◆ **EXERCISE DETAILS**: Skip every picture, and extract verbatim the lines from the line containing "Rebuild this chart" to the line containing "fig = go.Figure()", both lines included.

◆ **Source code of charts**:
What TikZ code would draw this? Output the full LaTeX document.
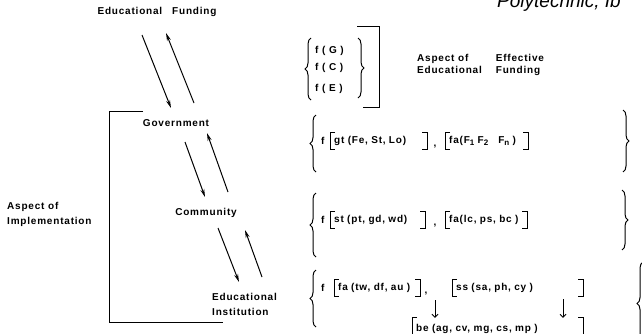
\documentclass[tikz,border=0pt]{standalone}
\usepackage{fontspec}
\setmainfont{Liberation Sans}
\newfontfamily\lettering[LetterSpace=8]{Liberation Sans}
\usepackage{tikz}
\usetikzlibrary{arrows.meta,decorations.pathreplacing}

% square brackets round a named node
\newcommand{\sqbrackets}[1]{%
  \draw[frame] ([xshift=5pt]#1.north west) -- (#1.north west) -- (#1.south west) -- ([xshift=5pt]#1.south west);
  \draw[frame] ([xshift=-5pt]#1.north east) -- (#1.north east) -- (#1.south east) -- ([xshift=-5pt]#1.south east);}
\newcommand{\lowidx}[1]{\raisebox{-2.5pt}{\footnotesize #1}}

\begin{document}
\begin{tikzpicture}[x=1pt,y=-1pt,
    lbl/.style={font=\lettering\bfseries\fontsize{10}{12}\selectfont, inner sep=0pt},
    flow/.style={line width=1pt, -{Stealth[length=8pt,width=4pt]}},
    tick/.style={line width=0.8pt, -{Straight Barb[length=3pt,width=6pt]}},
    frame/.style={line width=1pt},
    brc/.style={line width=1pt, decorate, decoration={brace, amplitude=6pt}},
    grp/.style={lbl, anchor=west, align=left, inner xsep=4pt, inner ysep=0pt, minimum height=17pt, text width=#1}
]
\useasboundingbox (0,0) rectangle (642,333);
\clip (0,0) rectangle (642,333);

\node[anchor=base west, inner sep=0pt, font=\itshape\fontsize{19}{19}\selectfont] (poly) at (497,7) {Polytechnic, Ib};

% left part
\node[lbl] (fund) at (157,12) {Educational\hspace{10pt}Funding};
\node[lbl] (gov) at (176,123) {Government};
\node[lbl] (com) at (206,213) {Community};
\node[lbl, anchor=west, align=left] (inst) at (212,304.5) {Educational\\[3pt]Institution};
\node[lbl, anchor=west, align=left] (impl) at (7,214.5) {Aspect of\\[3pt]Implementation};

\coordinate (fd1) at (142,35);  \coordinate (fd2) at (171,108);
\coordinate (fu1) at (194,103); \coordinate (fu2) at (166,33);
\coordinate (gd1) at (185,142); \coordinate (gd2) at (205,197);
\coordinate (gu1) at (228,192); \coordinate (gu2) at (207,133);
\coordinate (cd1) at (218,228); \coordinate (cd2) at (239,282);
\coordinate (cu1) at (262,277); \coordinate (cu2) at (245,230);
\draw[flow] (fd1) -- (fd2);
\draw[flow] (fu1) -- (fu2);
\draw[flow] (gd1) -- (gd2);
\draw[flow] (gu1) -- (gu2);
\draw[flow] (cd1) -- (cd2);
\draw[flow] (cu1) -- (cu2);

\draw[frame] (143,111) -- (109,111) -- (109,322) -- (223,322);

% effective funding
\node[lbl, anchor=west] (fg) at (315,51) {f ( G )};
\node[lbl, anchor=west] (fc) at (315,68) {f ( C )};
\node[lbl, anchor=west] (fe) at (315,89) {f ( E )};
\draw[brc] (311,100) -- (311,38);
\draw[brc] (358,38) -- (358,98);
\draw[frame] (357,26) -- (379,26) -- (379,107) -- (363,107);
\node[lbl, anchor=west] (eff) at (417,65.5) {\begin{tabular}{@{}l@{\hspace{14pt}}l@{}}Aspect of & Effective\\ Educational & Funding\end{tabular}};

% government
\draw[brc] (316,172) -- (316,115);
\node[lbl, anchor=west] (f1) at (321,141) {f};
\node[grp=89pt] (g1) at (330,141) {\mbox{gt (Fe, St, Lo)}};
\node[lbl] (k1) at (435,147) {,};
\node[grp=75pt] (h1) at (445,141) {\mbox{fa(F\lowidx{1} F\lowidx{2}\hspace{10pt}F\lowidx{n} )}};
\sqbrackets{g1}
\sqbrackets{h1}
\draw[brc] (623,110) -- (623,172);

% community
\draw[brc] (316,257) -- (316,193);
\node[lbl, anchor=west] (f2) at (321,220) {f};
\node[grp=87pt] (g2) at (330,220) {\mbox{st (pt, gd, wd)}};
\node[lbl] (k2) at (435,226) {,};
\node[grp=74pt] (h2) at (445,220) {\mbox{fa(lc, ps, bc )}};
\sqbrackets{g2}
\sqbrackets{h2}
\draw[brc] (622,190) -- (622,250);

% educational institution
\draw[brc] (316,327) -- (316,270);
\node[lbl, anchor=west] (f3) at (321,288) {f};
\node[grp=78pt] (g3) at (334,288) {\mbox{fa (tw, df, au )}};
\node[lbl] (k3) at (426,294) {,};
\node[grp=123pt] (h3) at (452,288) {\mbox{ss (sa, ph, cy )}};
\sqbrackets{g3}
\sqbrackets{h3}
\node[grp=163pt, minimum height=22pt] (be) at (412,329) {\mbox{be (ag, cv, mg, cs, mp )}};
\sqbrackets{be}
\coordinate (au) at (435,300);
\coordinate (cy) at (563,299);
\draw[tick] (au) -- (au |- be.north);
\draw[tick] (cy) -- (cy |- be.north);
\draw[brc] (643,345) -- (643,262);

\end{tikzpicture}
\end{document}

* * *

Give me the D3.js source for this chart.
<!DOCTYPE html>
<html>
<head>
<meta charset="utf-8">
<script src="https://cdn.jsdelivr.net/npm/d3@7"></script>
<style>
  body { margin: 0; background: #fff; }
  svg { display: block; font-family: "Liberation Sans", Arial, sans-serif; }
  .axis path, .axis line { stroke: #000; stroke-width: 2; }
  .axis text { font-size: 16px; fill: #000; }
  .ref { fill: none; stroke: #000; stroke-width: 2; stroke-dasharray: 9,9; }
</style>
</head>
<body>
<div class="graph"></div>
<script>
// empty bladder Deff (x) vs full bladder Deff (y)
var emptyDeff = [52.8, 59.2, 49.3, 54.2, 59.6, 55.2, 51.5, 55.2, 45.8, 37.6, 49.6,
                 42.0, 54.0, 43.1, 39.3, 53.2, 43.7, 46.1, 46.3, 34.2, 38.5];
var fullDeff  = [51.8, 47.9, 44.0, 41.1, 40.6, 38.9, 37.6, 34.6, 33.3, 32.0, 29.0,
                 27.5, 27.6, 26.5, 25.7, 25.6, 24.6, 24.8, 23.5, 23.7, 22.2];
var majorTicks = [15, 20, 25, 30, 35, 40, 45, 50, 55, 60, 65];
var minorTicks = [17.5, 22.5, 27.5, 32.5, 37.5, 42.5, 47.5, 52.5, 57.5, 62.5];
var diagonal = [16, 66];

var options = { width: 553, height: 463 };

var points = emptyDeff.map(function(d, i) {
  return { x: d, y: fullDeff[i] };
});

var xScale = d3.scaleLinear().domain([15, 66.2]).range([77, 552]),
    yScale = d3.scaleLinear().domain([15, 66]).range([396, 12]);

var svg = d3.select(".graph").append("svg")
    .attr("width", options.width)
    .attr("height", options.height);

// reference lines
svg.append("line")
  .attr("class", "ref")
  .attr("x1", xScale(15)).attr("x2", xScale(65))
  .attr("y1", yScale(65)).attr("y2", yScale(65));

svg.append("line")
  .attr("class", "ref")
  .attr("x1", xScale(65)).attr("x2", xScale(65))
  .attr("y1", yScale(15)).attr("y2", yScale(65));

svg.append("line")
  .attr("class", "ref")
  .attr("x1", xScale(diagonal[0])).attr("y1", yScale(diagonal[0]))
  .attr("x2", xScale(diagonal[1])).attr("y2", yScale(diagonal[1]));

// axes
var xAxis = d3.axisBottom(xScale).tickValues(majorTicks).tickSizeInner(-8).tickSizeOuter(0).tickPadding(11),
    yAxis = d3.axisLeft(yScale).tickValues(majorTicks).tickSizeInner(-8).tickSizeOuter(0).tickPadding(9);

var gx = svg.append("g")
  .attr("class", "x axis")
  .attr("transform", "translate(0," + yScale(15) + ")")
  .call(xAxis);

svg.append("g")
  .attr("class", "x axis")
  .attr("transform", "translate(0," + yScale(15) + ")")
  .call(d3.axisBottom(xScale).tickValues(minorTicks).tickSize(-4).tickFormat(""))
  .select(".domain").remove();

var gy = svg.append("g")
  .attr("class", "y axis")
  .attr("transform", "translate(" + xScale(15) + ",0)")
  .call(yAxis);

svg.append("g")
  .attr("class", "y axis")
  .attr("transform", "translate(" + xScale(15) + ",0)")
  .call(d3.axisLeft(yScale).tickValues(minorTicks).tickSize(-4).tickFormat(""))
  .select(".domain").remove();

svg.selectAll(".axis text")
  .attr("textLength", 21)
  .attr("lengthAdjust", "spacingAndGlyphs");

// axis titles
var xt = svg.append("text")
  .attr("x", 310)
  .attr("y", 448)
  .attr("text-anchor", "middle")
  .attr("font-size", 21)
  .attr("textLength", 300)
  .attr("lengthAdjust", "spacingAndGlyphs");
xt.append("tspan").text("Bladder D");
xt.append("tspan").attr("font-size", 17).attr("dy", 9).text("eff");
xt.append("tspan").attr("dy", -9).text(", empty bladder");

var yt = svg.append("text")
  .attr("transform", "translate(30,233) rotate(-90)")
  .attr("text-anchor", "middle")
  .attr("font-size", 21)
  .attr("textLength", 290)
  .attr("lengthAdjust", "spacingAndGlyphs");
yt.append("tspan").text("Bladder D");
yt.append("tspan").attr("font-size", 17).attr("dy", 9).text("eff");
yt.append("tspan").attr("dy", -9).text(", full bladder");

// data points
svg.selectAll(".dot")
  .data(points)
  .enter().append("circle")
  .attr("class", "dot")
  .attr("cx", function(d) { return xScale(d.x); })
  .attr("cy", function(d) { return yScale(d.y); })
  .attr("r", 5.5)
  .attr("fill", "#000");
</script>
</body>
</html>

...

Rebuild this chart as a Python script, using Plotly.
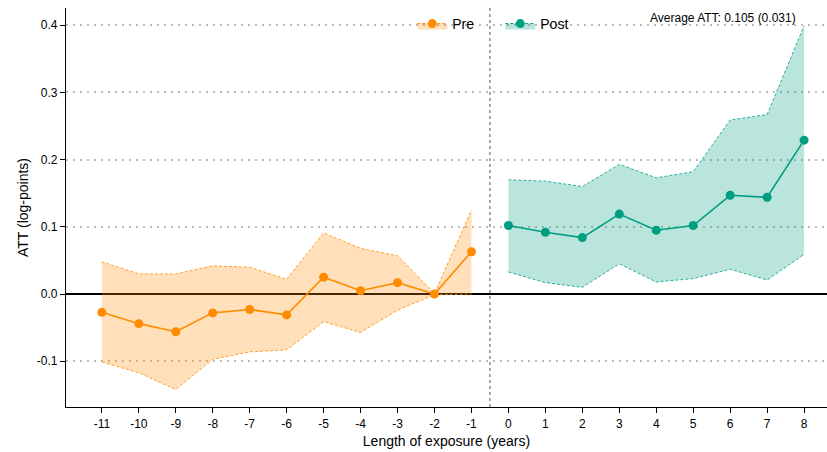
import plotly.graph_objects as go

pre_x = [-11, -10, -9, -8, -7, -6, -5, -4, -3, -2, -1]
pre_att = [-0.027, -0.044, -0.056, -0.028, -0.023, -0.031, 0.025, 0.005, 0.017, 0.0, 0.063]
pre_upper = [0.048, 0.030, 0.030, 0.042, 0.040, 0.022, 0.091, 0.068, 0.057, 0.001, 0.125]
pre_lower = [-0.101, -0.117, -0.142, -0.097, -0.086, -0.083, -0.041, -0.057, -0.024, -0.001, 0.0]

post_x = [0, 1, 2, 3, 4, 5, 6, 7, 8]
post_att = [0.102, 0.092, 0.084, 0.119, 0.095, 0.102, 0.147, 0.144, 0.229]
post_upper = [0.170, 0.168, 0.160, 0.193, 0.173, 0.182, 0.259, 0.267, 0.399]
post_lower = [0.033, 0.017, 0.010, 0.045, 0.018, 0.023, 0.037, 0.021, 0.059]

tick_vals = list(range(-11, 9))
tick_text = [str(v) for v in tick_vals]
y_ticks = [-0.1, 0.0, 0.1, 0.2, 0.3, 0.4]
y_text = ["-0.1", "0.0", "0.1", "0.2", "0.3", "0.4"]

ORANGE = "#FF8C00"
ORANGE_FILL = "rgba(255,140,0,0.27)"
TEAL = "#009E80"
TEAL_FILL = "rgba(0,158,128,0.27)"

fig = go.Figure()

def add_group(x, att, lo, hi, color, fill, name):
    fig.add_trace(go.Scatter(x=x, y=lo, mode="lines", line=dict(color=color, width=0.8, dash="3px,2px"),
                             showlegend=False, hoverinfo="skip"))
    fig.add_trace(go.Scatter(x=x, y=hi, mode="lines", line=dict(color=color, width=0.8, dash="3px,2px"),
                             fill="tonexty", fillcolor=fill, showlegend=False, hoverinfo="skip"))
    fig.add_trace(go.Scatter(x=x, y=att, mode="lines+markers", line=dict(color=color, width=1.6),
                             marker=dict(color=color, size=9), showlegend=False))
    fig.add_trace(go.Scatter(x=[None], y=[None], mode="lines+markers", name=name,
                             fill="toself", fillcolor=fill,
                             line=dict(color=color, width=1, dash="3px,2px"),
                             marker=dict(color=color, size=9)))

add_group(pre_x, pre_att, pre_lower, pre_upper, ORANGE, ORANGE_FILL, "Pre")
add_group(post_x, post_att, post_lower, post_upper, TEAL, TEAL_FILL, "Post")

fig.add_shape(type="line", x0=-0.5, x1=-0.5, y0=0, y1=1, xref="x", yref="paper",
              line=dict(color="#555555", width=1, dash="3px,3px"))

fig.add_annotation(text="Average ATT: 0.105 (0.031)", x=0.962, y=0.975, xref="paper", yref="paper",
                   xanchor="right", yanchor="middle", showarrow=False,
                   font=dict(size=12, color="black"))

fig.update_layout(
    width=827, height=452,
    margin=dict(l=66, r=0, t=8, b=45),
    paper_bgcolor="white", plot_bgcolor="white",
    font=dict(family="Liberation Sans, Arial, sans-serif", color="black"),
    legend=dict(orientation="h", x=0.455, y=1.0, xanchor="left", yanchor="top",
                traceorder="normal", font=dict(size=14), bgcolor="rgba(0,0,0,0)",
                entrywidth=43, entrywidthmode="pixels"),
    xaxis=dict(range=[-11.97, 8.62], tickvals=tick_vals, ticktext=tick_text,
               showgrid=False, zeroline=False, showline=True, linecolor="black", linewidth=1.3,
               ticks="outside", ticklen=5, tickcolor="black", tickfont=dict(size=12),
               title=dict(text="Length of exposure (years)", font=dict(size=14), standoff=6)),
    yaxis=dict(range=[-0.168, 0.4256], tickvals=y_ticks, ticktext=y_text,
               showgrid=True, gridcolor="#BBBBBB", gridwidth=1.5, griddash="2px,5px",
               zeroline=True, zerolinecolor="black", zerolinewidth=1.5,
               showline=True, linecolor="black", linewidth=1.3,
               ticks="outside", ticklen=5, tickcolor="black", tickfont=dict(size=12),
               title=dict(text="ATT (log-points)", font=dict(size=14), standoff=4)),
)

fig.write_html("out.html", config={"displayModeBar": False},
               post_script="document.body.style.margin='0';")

◆ **ANSWER IN FULL**:
Rebuild this chart as a Python script, using Plotly.
import plotly.graph_objects as go

pre_x = [-11, -10, -9, -8, -7, -6, -5, -4, -3, -2, -1]
pre_att = [-0.027, -0.044, -0.056, -0.028, -0.023, -0.031, 0.025, 0.005, 0.017, 0.0, 0.063]
pre_upper = [0.048, 0.030, 0.030, 0.042, 0.040, 0.022, 0.091, 0.068, 0.057, 0.001, 0.125]
pre_lower = [-0.101, -0.117, -0.142, -0.097, -0.086, -0.083, -0.041, -0.057, -0.024, -0.001, 0.0]

post_x = [0, 1, 2, 3, 4, 5, 6, 7, 8]
post_att = [0.102, 0.092, 0.084, 0.119, 0.095, 0.102, 0.147, 0.144, 0.229]
post_upper = [0.170, 0.168, 0.160, 0.193, 0.173, 0.182, 0.259, 0.267, 0.399]
post_lower = [0.033, 0.017, 0.010, 0.045, 0.018, 0.023, 0.037, 0.021, 0.059]

tick_vals = list(range(-11, 9))
tick_text = [str(v) for v in tick_vals]
y_ticks = [-0.1, 0.0, 0.1, 0.2, 0.3, 0.4]
y_text = ["-0.1", "0.0", "0.1", "0.2", "0.3", "0.4"]

ORANGE = "#FF8C00"
ORANGE_FILL = "rgba(255,140,0,0.27)"
TEAL = "#009E80"
TEAL_FILL = "rgba(0,158,128,0.27)"

fig = go.Figure()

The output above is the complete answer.